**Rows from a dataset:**
☆ ☆ ☆ ☆ ☆ ☆ ☆

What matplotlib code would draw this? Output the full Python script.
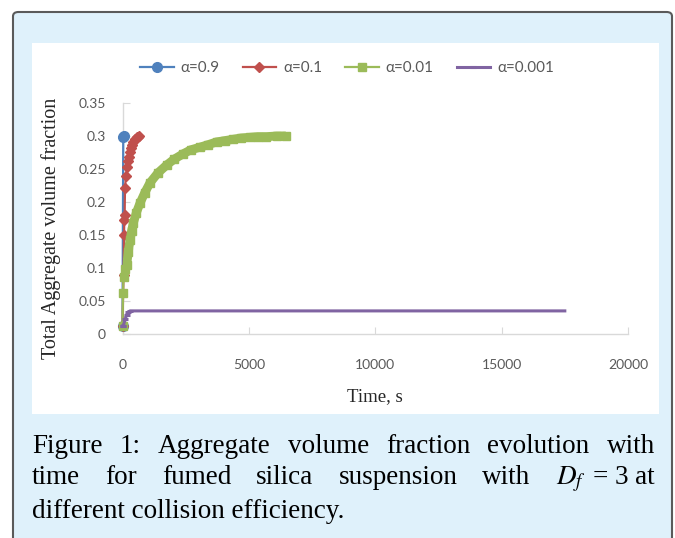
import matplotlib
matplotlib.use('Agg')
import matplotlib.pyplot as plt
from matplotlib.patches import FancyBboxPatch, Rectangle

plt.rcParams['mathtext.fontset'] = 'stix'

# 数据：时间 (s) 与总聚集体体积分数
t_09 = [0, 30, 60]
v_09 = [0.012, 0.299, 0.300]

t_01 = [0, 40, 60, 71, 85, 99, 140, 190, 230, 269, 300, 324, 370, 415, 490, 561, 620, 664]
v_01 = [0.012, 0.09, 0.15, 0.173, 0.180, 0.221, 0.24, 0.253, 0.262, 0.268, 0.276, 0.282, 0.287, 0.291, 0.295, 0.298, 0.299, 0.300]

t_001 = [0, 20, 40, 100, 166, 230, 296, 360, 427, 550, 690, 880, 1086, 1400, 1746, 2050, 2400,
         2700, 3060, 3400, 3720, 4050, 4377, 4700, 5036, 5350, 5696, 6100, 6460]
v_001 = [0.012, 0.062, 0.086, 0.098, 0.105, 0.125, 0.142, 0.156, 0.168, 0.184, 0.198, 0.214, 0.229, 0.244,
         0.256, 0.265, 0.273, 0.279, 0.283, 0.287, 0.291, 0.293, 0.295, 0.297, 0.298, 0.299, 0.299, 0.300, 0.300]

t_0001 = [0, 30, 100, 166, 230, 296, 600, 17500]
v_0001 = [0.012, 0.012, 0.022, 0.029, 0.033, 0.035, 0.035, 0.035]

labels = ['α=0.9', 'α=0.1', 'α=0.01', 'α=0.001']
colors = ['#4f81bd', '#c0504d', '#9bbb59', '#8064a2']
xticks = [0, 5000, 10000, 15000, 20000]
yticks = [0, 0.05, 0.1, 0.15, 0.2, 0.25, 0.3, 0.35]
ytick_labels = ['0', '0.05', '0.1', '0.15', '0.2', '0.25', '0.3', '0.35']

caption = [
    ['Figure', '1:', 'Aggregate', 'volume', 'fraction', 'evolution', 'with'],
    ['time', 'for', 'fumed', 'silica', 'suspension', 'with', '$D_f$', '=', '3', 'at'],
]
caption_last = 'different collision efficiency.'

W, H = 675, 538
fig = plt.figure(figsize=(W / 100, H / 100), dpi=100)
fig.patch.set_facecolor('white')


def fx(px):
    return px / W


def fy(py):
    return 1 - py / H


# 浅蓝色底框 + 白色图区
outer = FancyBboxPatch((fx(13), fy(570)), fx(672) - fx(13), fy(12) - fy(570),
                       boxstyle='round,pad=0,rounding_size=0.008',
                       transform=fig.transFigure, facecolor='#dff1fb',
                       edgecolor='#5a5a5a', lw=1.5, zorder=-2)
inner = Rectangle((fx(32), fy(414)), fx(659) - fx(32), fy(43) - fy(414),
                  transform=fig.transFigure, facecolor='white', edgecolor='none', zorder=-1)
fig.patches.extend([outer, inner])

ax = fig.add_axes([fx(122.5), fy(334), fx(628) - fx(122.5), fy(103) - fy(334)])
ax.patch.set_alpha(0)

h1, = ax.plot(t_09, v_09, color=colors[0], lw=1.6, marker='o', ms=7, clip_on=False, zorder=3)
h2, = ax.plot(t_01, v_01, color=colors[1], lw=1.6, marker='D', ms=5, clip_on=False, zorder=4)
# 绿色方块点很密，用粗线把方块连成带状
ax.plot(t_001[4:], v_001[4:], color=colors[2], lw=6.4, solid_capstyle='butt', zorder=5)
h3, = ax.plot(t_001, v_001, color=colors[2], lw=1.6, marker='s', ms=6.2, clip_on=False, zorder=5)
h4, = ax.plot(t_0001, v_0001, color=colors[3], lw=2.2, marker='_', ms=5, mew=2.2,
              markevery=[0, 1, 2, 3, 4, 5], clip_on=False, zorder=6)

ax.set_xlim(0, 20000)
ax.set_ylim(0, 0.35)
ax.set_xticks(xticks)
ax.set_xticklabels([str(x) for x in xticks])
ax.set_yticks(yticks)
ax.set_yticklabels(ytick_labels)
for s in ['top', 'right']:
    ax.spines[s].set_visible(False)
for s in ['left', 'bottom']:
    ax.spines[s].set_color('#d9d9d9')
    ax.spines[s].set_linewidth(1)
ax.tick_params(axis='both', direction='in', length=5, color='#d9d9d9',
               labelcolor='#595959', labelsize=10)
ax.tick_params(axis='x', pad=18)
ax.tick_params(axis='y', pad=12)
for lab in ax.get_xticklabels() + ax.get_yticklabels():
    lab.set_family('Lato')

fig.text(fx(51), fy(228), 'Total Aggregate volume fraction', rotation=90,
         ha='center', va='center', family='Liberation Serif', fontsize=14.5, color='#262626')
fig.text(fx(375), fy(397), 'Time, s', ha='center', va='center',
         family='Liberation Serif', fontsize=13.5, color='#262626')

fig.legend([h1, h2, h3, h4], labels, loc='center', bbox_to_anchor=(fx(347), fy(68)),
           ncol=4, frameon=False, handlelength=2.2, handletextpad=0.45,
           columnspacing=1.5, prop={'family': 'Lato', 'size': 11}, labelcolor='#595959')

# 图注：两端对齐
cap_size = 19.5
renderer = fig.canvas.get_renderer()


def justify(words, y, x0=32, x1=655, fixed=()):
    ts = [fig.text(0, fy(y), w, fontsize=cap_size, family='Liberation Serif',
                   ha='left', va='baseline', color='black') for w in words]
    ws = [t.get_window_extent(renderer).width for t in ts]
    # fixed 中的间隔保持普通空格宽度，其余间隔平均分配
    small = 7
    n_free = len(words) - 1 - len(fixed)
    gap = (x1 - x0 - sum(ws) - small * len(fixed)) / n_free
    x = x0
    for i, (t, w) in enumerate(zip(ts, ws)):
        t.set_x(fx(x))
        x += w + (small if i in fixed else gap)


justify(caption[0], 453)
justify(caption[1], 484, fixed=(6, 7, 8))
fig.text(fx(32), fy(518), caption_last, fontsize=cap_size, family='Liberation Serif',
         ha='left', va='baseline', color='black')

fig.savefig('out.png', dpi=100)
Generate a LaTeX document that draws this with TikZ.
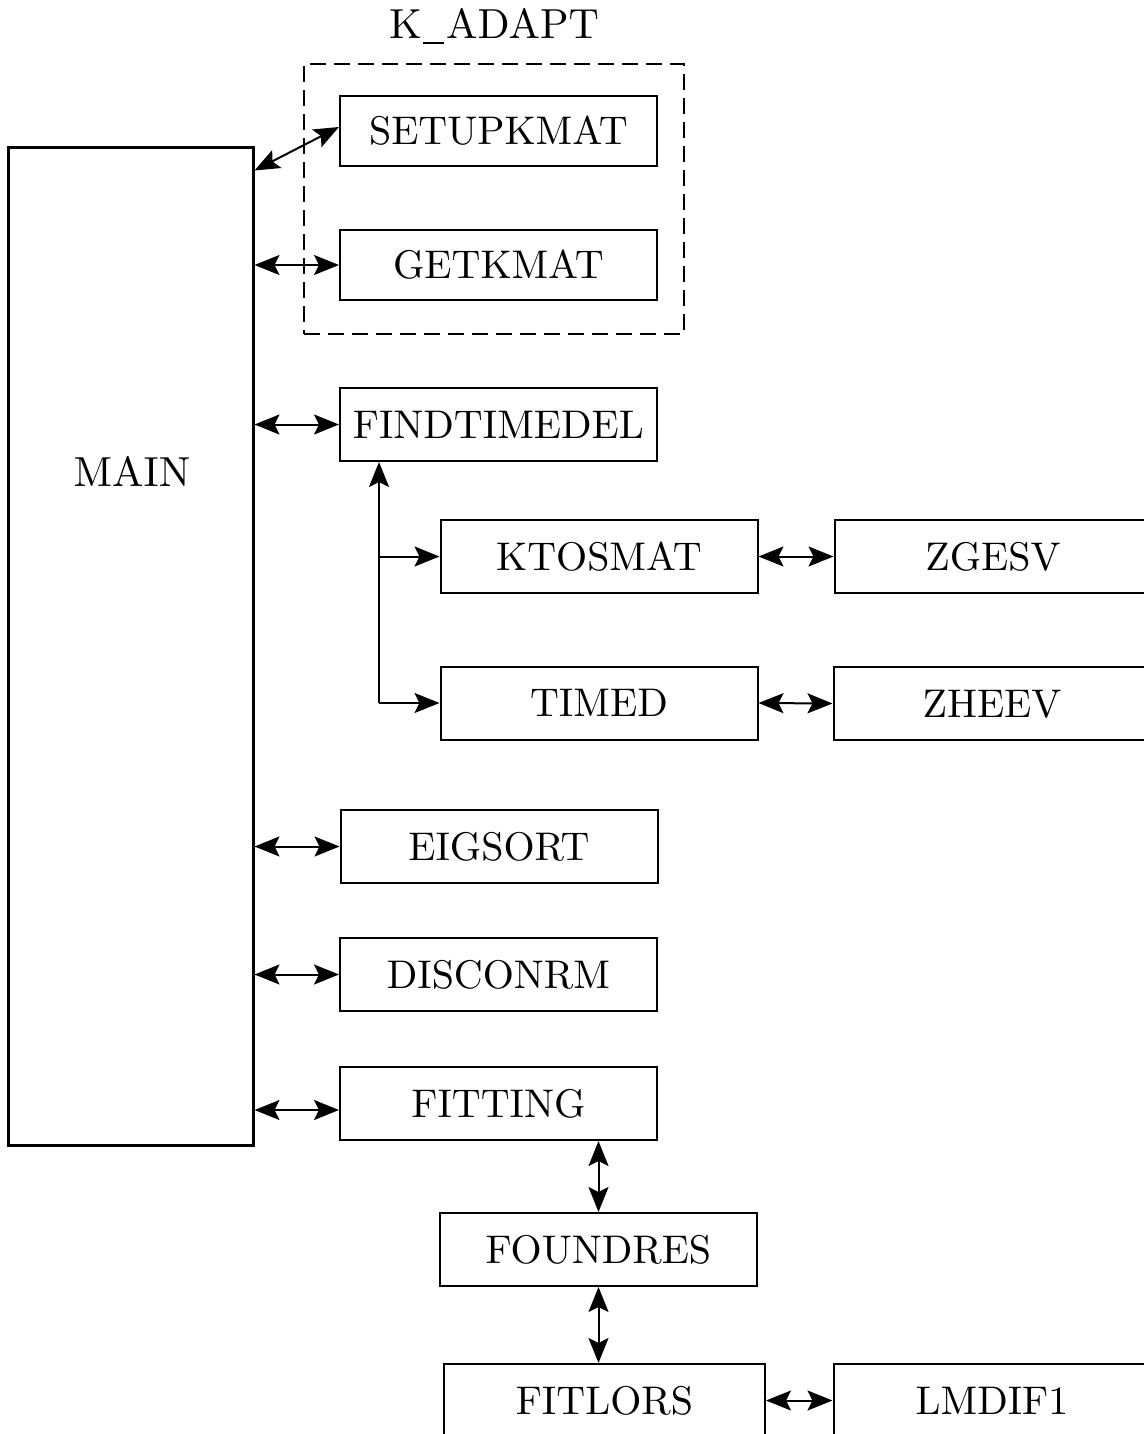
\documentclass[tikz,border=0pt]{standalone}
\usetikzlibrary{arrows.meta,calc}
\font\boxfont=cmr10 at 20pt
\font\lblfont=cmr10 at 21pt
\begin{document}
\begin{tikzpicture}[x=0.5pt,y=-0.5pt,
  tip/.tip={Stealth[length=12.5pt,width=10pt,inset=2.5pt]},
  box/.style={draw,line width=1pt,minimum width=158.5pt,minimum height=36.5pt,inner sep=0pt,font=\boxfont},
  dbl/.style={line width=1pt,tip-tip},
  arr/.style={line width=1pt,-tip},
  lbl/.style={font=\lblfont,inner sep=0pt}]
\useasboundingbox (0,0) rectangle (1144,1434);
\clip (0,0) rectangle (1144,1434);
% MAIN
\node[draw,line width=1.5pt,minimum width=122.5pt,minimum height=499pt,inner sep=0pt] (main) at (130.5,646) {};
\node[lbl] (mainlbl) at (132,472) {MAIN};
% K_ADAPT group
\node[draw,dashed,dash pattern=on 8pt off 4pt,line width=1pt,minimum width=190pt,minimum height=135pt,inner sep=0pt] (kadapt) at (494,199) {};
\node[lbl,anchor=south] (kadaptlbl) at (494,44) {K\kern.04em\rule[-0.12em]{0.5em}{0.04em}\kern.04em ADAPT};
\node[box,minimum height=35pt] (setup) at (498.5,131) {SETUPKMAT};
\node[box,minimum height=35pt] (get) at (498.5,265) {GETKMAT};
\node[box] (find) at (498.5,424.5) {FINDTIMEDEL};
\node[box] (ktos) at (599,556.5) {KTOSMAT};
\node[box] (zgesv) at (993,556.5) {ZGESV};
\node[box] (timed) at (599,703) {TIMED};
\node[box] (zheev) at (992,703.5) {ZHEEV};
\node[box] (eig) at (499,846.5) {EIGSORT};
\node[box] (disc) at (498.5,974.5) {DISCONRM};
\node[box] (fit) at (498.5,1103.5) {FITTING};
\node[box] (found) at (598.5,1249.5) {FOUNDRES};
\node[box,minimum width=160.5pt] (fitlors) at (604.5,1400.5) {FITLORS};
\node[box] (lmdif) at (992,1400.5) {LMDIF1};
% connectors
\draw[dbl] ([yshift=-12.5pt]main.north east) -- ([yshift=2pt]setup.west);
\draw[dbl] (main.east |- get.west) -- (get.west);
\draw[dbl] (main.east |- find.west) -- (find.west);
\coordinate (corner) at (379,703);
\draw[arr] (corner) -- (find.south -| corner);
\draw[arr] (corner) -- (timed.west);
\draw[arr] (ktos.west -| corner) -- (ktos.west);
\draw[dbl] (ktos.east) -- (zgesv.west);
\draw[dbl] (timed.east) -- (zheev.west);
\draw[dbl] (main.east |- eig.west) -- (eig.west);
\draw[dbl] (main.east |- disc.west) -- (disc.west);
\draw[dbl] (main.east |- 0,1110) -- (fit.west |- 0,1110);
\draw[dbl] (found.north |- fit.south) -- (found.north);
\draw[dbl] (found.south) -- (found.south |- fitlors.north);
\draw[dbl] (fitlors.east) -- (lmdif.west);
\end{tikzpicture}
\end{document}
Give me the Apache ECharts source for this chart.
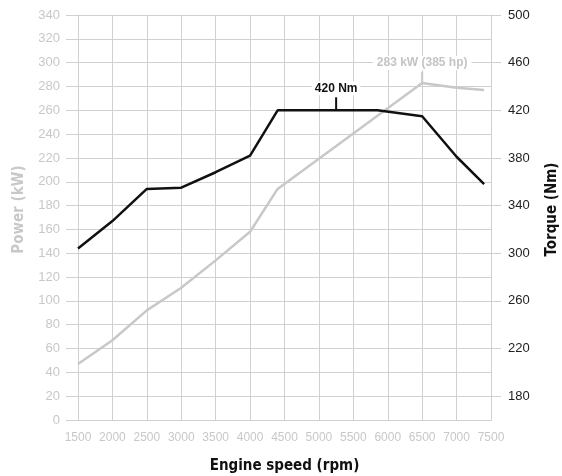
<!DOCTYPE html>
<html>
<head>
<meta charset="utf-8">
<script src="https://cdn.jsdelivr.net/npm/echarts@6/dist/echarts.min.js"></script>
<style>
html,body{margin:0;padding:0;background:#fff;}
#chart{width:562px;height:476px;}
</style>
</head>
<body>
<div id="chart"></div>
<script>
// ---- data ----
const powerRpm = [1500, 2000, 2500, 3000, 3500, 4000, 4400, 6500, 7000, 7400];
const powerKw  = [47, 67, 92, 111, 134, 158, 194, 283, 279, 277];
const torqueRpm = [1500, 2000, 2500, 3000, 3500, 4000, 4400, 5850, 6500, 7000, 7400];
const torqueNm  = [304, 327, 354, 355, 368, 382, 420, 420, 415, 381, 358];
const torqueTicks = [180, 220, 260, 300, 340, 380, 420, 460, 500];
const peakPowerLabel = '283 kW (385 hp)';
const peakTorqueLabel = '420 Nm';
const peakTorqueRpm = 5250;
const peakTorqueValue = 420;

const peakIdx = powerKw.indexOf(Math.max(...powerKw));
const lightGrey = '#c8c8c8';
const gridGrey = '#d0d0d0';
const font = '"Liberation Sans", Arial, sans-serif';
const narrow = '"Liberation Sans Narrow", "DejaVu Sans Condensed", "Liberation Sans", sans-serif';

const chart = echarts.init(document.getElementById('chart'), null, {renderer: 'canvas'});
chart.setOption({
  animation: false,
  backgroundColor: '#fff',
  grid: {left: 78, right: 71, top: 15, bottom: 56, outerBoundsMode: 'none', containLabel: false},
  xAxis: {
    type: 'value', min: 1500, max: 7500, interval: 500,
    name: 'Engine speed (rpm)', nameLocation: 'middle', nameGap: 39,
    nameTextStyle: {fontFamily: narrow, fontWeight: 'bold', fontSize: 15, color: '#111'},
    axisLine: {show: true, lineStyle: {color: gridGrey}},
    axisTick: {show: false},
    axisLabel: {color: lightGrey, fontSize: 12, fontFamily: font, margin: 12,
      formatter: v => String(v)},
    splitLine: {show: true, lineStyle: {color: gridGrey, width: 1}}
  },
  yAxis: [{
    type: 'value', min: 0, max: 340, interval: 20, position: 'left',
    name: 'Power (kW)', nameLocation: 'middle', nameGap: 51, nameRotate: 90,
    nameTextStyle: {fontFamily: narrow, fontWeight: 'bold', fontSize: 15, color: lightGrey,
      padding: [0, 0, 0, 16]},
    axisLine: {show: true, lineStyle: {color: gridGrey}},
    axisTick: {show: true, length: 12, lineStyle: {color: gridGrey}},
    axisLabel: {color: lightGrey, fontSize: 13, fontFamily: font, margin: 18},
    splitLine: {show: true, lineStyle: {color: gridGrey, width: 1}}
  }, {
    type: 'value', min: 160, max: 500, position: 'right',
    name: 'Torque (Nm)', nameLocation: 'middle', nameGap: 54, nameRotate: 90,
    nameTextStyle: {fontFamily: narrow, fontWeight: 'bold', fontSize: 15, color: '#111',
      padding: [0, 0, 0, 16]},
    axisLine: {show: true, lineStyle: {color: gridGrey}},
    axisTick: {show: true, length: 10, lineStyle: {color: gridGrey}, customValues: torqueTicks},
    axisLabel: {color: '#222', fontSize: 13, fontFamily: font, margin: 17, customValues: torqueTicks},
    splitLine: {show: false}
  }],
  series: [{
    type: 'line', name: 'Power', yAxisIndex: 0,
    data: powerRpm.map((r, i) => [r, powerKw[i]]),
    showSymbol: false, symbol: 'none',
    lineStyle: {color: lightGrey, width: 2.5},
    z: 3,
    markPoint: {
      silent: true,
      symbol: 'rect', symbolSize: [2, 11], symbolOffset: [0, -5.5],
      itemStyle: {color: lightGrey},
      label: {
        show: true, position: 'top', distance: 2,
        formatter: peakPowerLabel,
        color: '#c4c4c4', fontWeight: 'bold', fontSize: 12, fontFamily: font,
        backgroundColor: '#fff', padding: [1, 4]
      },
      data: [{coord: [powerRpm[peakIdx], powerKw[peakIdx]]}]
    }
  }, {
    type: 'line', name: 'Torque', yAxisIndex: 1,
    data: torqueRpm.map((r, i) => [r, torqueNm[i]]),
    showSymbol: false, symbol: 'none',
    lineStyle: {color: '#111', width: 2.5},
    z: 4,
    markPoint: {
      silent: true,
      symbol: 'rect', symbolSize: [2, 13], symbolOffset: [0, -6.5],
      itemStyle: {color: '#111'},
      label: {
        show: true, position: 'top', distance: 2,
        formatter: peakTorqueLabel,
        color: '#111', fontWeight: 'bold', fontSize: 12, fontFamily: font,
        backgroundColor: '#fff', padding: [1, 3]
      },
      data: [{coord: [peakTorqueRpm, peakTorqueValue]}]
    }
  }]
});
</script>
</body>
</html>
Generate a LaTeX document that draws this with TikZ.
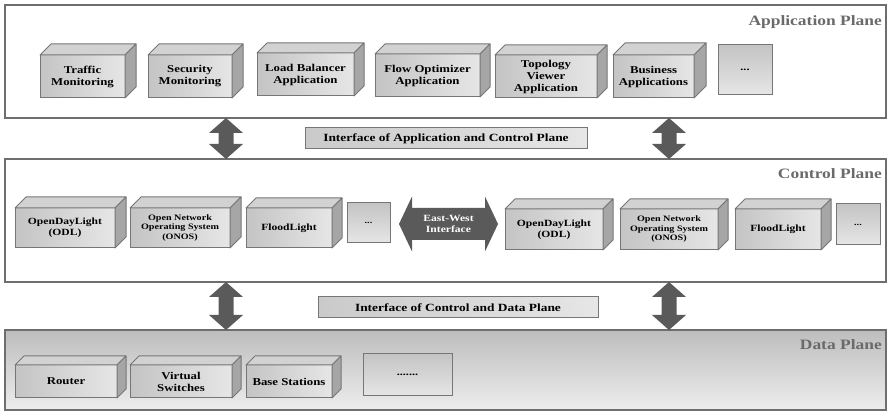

☆ ☆ ☆ ☆ ☆ ☆ ☆

**Exercise task:** Only the lines from the start of the records to the one containing "0.035, 0.035, 0.035]" should be repeated, exactly and with both ends kept; drop any pictures.

**Answer to the exercise:**
What matplotlib code would draw this? Output the full Python script.
import matplotlib
matplotlib.use('Agg')
import matplotlib.pyplot as plt
from matplotlib.patches import FancyBboxPatch, Rectangle

plt.rcParams['mathtext.fontset'] = 'stix'

# 数据：时间 (s) 与总聚集体体积分数
t_09 = [0, 30, 60]
v_09 = [0.012, 0.299, 0.300]

t_01 = [0, 40, 60, 71, 85, 99, 140, 190, 230, 269, 300, 324, 370, 415, 490, 561, 620, 664]
v_01 = [0.012, 0.09, 0.15, 0.173, 0.180, 0.221, 0.24, 0.253, 0.262, 0.268, 0.276, 0.282, 0.287, 0.291, 0.295, 0.298, 0.299, 0.300]

t_001 = [0, 20, 40, 100, 166, 230, 296, 360, 427, 550, 690, 880, 1086, 1400, 1746, 2050, 2400,
         2700, 3060, 3400, 3720, 4050, 4377, 4700, 5036, 5350, 5696, 6100, 6460]
v_001 = [0.012, 0.062, 0.086, 0.098, 0.105, 0.125, 0.142, 0.156, 0.168, 0.184, 0.198, 0.214, 0.229, 0.244,
         0.256, 0.265, 0.273, 0.279, 0.283, 0.287, 0.291, 0.293, 0.295, 0.297, 0.298, 0.299, 0.299, 0.300, 0.300]

t_0001 = [0, 30, 100, 166, 230, 296, 600, 17500]
v_0001 = [0.012, 0.012, 0.022, 0.029, 0.033, 0.035, 0.035, 0.035]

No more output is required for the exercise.